Avatar: Fire and Ashes introduces Varang, the Ash People, and Pandora’s darkest chapter

As published on Blog do Amaury Jr./Splash UOL

The film Avatar: Fire and Ashes arrives in Brazilian theaters on December 18, 2025—and believe me: it’s incredible. Running over two hours, it carries the monumental responsibility of continuing a franchise that redefined cinema in terms of technology, box office impact, and world-building. Rather than repeating the formula of earlier chapters, James Cameron makes an emotional and thematic pivot. As he puts it, the new installment “definitely delivers something refreshing and new” and is “very true, very authentic about the emotional consequences of what happened in The Way of Water.”

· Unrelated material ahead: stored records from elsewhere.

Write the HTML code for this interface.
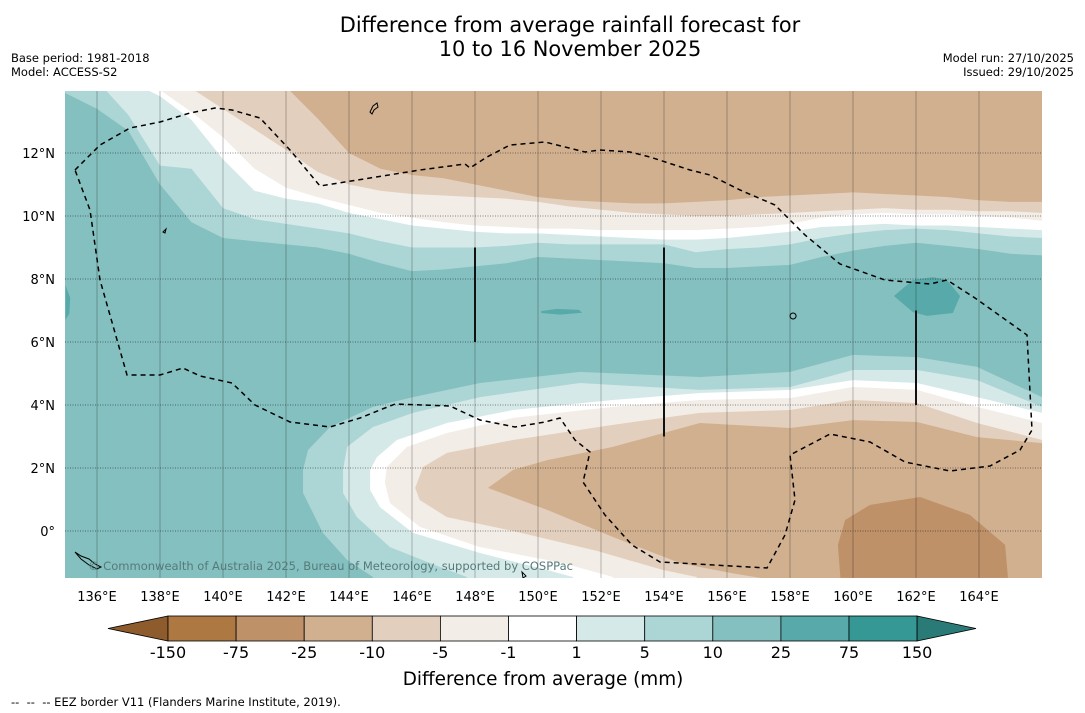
<!DOCTYPE html>
<html><head><meta charset="utf-8">
<style>
body{margin:0;background:#fff;font-family:"DejaVu Sans","Liberation Sans",sans-serif;}
#wrap{position:relative;width:1085px;height:713px;overflow:hidden;background:#fff;}
.t{position:absolute;white-space:nowrap;color:#000;}
</style></head>
<body>
<div id="wrap">
<div class="t" style="left:0;width:1140px;top:14px;text-align:center;font-size:20.9px;line-height:23.5px;">Difference from average rainfall forecast for<br>10 to 16 November 2025</div>
<div class="t" style="left:11px;top:51px;font-size:11.5px;line-height:14px;">Base period: 1981-2018<br>Model: ACCESS-S2</div>
<div class="t" style="right:11px;top:51px;font-size:11.5px;line-height:14px;text-align:right;">Model run: 27/10/2025<br>Issued: 29/10/2025</div>
<svg id="map" width="1085" height="713" style="position:absolute;left:0;top:0;"></svg>
<div class="t" style="left:11px;top:695px;font-size:11.5px;">--&nbsp; --&nbsp; -- EEZ border V11 (Flanders Marine Institute, 2019).</div>
</div>
<script>
const lons=[135,136,137,138,139,140,141,142,143,144,145,146,147,148,149,150,151,152,153,154,155,156,157,158,159,160,161,162,163,164,165,166];
const north10=[13.9,13.4,12.7,11.0,9.8,9.3,9.2,9.1,9.0,8.8,8.5,8.25,8.3,8.4,8.5,8.7,8.65,8.6,8.55,8.5,8.35,8.35,8.4,8.45,8.7,8.9,9.05,9.15,9.05,8.95,8.8,8.75];
const north5=[15,14.3,13.2,11.6,11.5,10.25,9.9,9.75,9.6,9.45,9.2,9.0,9.0,9.0,9.05,9.15,9.1,9.1,9.1,9.1,8.85,8.95,9.0,9.1,9.3,9.45,9.55,9.6,9.55,9.45,9.35,9.3];
const north1=[15,14.8,14.3,13.8,13.05,11.8,10.8,10.55,10.4,10.1,9.9,9.7,9.6,9.5,9.45,9.45,9.4,9.35,9.3,9.25,9.25,9.3,9.4,9.5,9.65,9.7,9.75,9.7,9.7,9.65,9.6,9.55];
const northM1=[15,15,14.6,14.0,13.3,12.5,11.5,10.9,10.6,10.35,10.1,9.95,9.8,9.7,9.65,9.6,9.6,9.55,9.55,9.55,9.55,9.6,9.65,9.75,9.95,10.05,10.1,10.05,10.05,10.0,9.95,9.85];
const northM5=[15.5,15.3,15,14.6,14.05,13.4,12.75,12.1,11.4,11.0,10.8,10.7,10.65,10.6,10.55,10.45,10.3,10.2,10.1,10.05,10.0,10.0,10.05,10.1,10.15,10.2,10.25,10.2,10.2,10.15,10.15,10.1];
const northM10=[16,16,16,16,16,16,16,14.1,13.1,12.0,11.5,11.3,11.2,11.0,10.8,10.6,10.5,10.45,10.4,10.4,10.45,10.5,10.6,10.65,10.7,10.75,10.7,10.65,10.6,10.5,10.45,10.45];
const south10=[[144.76,-1.46],[143.94,-0.92],[143.17,-0.06],[142.54,1.21],[142.54,1.94],[142.7,2.57],[143.4,3.3],[144.76,3.94],[146.03,4.25],[148.16,4.7],[151.33,5.05],[155.14,4.89],[158,5.05],[160,5.59],[162.03,5.52],[163.94,5.21],[166,4.25]];
const south5=[[147.74,-1.46],[146.88,-1.14],[145.3,-0.51],[144.25,0.44],[143.81,1.21],[143.81,1.94],[143.94,2.67],[144.76,3.3],[146.03,3.75],[148.16,4.25],[151.33,4.7],[155.14,4.48],[158,4.57],[160,5.11],[162.03,5.11],[163.94,4.79],[166,3.94]];
const south1=[[151.11,-1.46],[150.29,-1.24],[148.16,-0.7],[146.03,-0.06],[144.98,0.76],[144.67,1.3],[144.67,1.94],[144.89,2.35],[145.52,2.89],[147.11,3.43],[149.21,3.84],[152.38,4.16],[155.14,4.38],[158,4.48],[160,4.79],[162.03,4.7],[163.94,4.25],[166,3.75]];
const southM1=[[152.38,-1.46],[150.79,-1.02],[148.16,-0.51],[146.25,0.13],[145.3,0.89],[145.14,1.52],[145.2,2.03],[145.84,2.67],[147.11,3.11],[149.21,3.59],[152.38,3.94],[155.14,4.16],[158,4.22],[160,4.57],[162.03,4.48],[163.94,3.94],[166,3.43]];
const southM5=[[155.04,-1.46],[153.97,-1.24],[151.87,-0.63],[149.21,0],[147.11,0.44],[146.25,0.98],[146.1,1.37],[146.35,2.03],[147.11,2.48],[149.21,2.89],[152.38,3.37],[155.14,3.75],[158,3.84],[160,4.16],[162.03,4.06],[163.94,3.43],[166,2.89]];
const southM10=[[157.05,-1.49],[156.1,-1.33],[154.51,-1.02],[152.38,-0.19],[150.29,0.67],[148.41,1.37],[149.21,1.94],[150.29,2.25],[152.38,2.67],[155.14,3.43],[158,3.27],[160,3.52],[162.03,3.46],[163.94,2.98],[166,2.79]];
const blobM25=[[159.6,-1.49],[159.52,-0.44],[159.75,0.35],[160.54,0.83],[162.13,1.08],[163.71,0.51],[164.83,-0.44],[164.92,-1.49]];
const blob25=[[161.3,7.46],[161.9,7.97],[162.54,8.06],[162.98,7.97],[163.4,7.46],[163.17,6.92],[162.35,6.83],[161.9,6.95]];
const blob25b=[[150.1,6.98],[150.6,7.05],[151.3,7.02],[151.4,6.93],[150.7,6.87],[150.1,6.92]];
const blob25c=[[135,7.8],[135.15,7.4],[135.12,6.9],[135,6.7]];
const xTicks=[136,138,140,142,144,146,148,150,152,154,156,158,160,162,164];
const yTicks=[0,2,4,6,8,10,12];
const yTickLabels=["0°","2°N","4°N","6°N","8°N","10°N","12°N"];
const cbLevels=["-150","-75","-25","-10","-5","-1","1","5","10","25","75","150"];
const cbColors=["#ad7842","#bf9168","#d1b090","#e3cfbd","#f3ede7","#ffffff","#d5e9e8","#acd5d5","#84c0bf","#58a9a9","#369894"];
const eezLines=[[148,9,6],[154,9,3],[162,7,4]];

const FONT='DejaVu Sans, Liberation Sans, sans-serif';
const X=lon=>65.5+(lon-135)*31.5;
const Y=lat=>531-lat*31.5;
const NS="http://www.w3.org/2000/svg";
const svg=document.getElementById('map');
function mk(tag,attrs,parent){const e=document.createElementNS(NS,tag);for(const k in attrs)e.setAttribute(k,attrs[k]);(parent||svg).appendChild(e);return e;}

const defs=mk('defs',{});
const cp=mk('clipPath',{id:'clip'},defs);
mk('rect',{x:65,y:91,width:977,height:487},cp);
const g=mk('g',{'clip-path':'url(#clip)'});


const bg=mk('rect',{x:65,y:91,width:977,height:487,fill:'#84c0bf'},g);



function northPoly(arr,color,name){
  let pts=lons.map((l,i)=>X(l)+','+Y(arr[i]));
  pts.push(X(167)+','+Y(17),X(134)+','+Y(17));
  const p=mk('polygon',{points:pts.join(' '),fill:color},g);
  
  
}
function poly(arr,color,name,closeBottom){
  let pts=arr.map(q=>X(q[0])+','+Y(q[1]));
  if(closeBottom){pts.push(X(167)+','+Y(arr[arr.length-1][1]),X(167)+','+Y(-3),X(arr[0][0])+','+Y(-3));}
  const p=mk('polygon',{points:pts.join(' '),fill:color},g);
  
  
}
northPoly(north10,'#acd5d5','north-band-5-10');
northPoly(north5,'#d5e9e8','north-band-1-5');
northPoly(north1,'#ffffff','north-band-neutral');
northPoly(northM1,'#f3ede7','north-band-minus1-5');
northPoly(northM5,'#e3cfbd','north-band-minus5-10');
northPoly(northM10,'#d1b090','north-band-minus10-25');
poly(south10,'#acd5d5','south-band-5-10',true);
poly(south5,'#d5e9e8','south-band-1-5',true);
poly(south1,'#ffffff','south-band-neutral',true);
poly(southM1,'#f3ede7','south-band-minus1-5',true);
poly(southM5,'#e3cfbd','south-band-minus5-10',true);
poly(southM10,'#d1b090','south-band-minus10-25',true);
poly(blobM25,'#bf9168','south-band-minus25-75',false);
poly(blob25,'#58a9a9','wet-blob-east',false);
poly(blob25b,'#58a9a9','wet-blob-central',false);
poly(blob25c,'#58a9a9','wet-blob-west',false);

xTicks.forEach(l=>{const ln=mk('line',{x1:X(l),x2:X(l),y1:91,y2:578,stroke:'rgba(0,0,0,0.25)','stroke-width':1},g);

});
yTicks.forEach(l=>{const ln=mk('line',{x1:65,x2:1042,y1:Y(l),y2:Y(l),stroke:'rgba(0,0,0,0.45)','stroke-width':1,'stroke-dasharray':'1,1.5'},g);

});

const eez=mk('path',{d:'M75,170 L100,145 L130,128 L160,122 L190,113 L215,108 L232,110 L260,118 L290,150 L320,186 L370,178 L420,170 L465,164 L470,168 L487,157 L510,145 L545,142 L585,152 L600,150 L630,152 L650,157 L690,170 L710,175 L740,190 L775,205 L805,235 L840,264 L885,280 L930,284 L947,280 L975,298 L1027,335 L1032,430 L1020,450 L990,466 L950,471 L905,462 L870,442 L830,434 L790,455 L795,500 L785,535 L767,568 L660,562 L632,545 L605,515 L583,482 L590,452 L575,440 L560,418 L545,422 L515,427 L480,420 L450,406 L395,404 L360,418 L330,427 L290,422 L255,405 L232,383 L200,376 L183,368 L160,375 L127,375 L100,280 L90,210 Z',fill:'none',stroke:'#000','stroke-width':1.5,'stroke-dasharray':'5,4'},g);


eezLines.forEach(e=>{const ln=mk('line',{x1:X(e[0]),x2:X(e[0]),y1:Y(e[1]),y2:Y(e[2]),stroke:'#111','stroke-width':2},g);

});
const isl=mk('path',{d:'M370,112 l3,-6 l4,-3 l1,4 l-4,3 l-2,4 z M793,313 a3,3 0 1,0 0.1,0 M163,232 l3,-3 l-1,4 z M75,552 l6,4 l8,3 l6,5 l6,3 l-4,2 l-8,-4 l-8,-6 z M522,572 l4,4 l-3,2 z',fill:'none',stroke:'#000','stroke-width':1},g);



const cr=mk('text',{x:88,y:570,'font-size':11.5,fill:'#567a7a','font-family':FONT,textLength:485,lengthAdjust:'spacingAndGlyphs'},g);
cr.textContent='© Commonwealth of Australia 2025, Bureau of Meteorology, supported by COSPPac';



xTicks.forEach(l=>{const t=mk('text',{x:X(l),y:601,'font-size':13,'text-anchor':'middle','font-family':FONT});
t.textContent=l+'°E';

});
yTicks.forEach((l,i)=>{const t=mk('text',{x:55,y:Y(l)+5,'font-size':13,'text-anchor':'end','font-family':FONT});
t.textContent=yTickLabels[i];

});

const cb0=168,cbw=68.1,cy=616,ch=25;
const la=mk('polygon',{points:`108,${cy+ch/2} ${cb0},${cy} ${cb0},${cy+ch}`,fill:'#8d5b2c',stroke:'#000','stroke-width':0.8});


cbColors.forEach((c,i)=>{const r=mk('rect',{x:cb0+i*cbw,y:cy,width:cbw,height:ch,fill:c,stroke:'#000','stroke-width':0.8});

});
const endx=cb0+cbColors.length*cbw;
const ra=mk('polygon',{points:`${endx},${cy} 976,${cy+ch/2} ${endx},${cy+ch}`,fill:'#2a7a77',stroke:'#000','stroke-width':0.8});


cbLevels.forEach((v,i)=>{const t=mk('text',{x:cb0+i*cbw,y:658,'font-size':16,'text-anchor':'middle','font-family':FONT});
t.textContent=v;

});
const ct=mk('text',{x:543,y:685,'font-size':18.4,'text-anchor':'middle','font-family':FONT});
ct.textContent='Difference from average (mm)';


</script>
</body></html>
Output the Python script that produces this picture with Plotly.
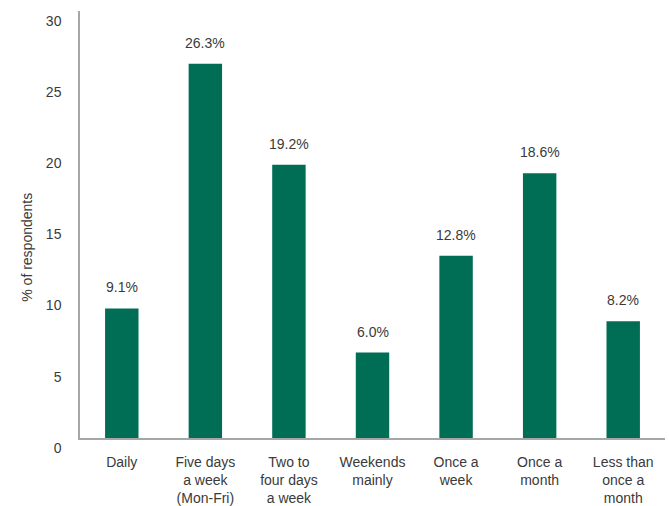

The story is a direct sequel to Avatar: The Way of Water (2022), and grief is the dramatic starting point of Fire and Ashes. For Cameron, “this is a film about a family processing what it means to be at war—children in war, parents having to let their children go and trust that they will make the right decisions.”

Amid the drama surrounding the Sullys comes an unprecedented rupture in the familiar “good Na’vi vs. bad humans” dynamic: the arrival of the Mangkwan, the Ash People. They are Na’vi who once lived in communion with nature, until a volcanic eruption destroyed their homeland and nearly wiped out the clan.

Confronted with nature’s destructive force, they concluded that Eywa had abandoned them. They severed their spiritual connection to the goddess and began to survive guided by instinct, harshness, and a new form of power. At the center of this people stands Varang, played by Oona Chaplin (Game of Thrones). To the Mangkwan, she is treated as a queen and savior; to the rest of Pandora, she emerges as an unprecedented threat.

“Varang has her subjects, and they truly venerate her. She’s like this young queen, but she’s in a pit of despair where everything is covered in ashes, everything has begun to die, and everyone is going mad with desperation,” explains the actress, granddaughter of Charlie Chaplin. “She focuses on the force that devastated her world, studies that force, and devotes herself to it, becoming allied with that power.”

Chaplin is careful not to reduce the character to a simple villain: “It’s easy to fall into a villain mindset, but she’s actually the hero of her people, because she saved them and lifted them out of misery, hunger, and destitution.”

Varang’s origin lies in grief and in the rupture with Eywa. After the tragedy that destroyed the Mangkwan territory, she delves into darker versions of shamanic arts in search of an alternative power. Cameron explains that she “follows the dark path of being a Tsahik,” deepening her connection to destructive forces and developing abilities of mental domination and inflicting pain—powers capable even of extracting truth from those who face her.

Chaplin sums up the character’s emotional engine: “She’s a survivor who turned grief into fuel. She used pain and despair as a driving force—almost a revenge story.” She expands the idea beyond Pandora: “Grief, despair, and abandonment are very powerful energies. When that’s your fuel, you gain a lot of power. You can see that in today’s world. A large part of the conflict comes from a place of pain. It’s the classic case of ‘hurt people hurt people.’”

It’s in this gray zone that Fire and Ashes seems determined to plant its heart: less a binary tale of heroes and villains, more a reflection on what happens when love for one’s own people slips into the desire for power and revenge. And trust me—I’ve already seen the film: it’s powerful.

The Ash People also stand apart visually. The Mangkwan mix ash with water, creating a paste they spread over their bodies as a mark of identity—a gesture that, according to Cameron, becomes almost a ritual of belonging. “They demonstrate that it’s possible to fall from Eywa’s grace, to lose that dream of connection and balance that the Na’vi call the Great Balance. The Great Balance did not work for the Ash People.”

Fire and Ashes maintains its commitment to the combination of cutting-edge technology and performance. The Na’vi—along with creatures and environments—are created through performance capture: actors wear special suits and facial cameras, and every bodily and facial nuance is translated into digital characters.

Oona Chaplin describes this way of filming as the most liberating experience of her career: “Everything—costume, hair, makeup, lighting, extras—disappears. You have the cameras, but everything is there to feed your imagination. It’s like going back to the school playground: you imagine everything. What exists is your conviction and your imagination to create the moment.”

James Cameron calls Oona’s performance “simply beautiful”: “The way she moves, the way she speaks, the way she makes eye contact… I don’t think I fully appreciated how splendid Oona’s performance was until I saw her in character. It’s all there—in the gestures, the pauses, the looks.”

Rounding out the package of new elements, Fire and Ashes also features an original song worthy of the saga. “Dream as One,” performed by Miley Cyrus, is nominated for the Golden Globe for Best Original Song.

In other words: between the Sullys’ grief, Varang’s cult of ashes, new creatures in the skies, and the largest battle in the franchise, Avatar: Fire and Ashes aims to prove that Pandora still has much to say about family, trauma, faith, and what emerges when an entire world asks itself whether it’s still worth believing in Eywa.